Oregon has economic and export opportunities before us today, like the proposed export expansion made possible by private investment in coal exports. Projects, like these, provide a fundamental boost to local employment and tax revenue, spurring economic development. Traditional industries, natural resource and manufacturing however, have had a difficult time getting authorization for new opportunities in our state.  So much so, that when I entered the Oregon Legislature in the late 90’s, the Governor created a special Executive Branch team to deal with bureaucratic roadblocks to such rural economic development, an effort that continues to this day.  I find it a bit ironic that the same Governor who created such a ‘Community Solutions’ team is the same one trying to stop the development of the Port of Morrow coal export terminal, something that will greatly benefit many rural communities.

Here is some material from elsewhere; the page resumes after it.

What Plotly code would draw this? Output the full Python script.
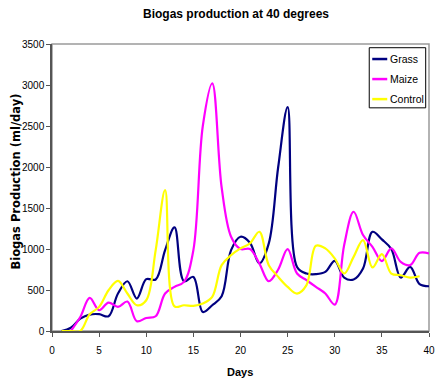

As I mentioned in a previous blog post, at the Governor’s request, Oregon went into a special session in December to ensure our state gave Nike a tax incentive to develop here. While any economic development is a good thing, the contrast between our state’s treatments of Nike with the proposed export expansion is striking. As the recent recession has shown, no single industry can sustain our entire state’s economy.

As a farmer, I understand that expanded export opportunities provide new export opportunities for the products my farm yields.  In order for rural Oregon to thrive again, our state’s leadership needs to understand that economic diversity will allow our entire state to thrive.  If they stop creating economic winners and losers with unfair policy and regulatory changes, all of Oregon will benefit. A little rural food for thought.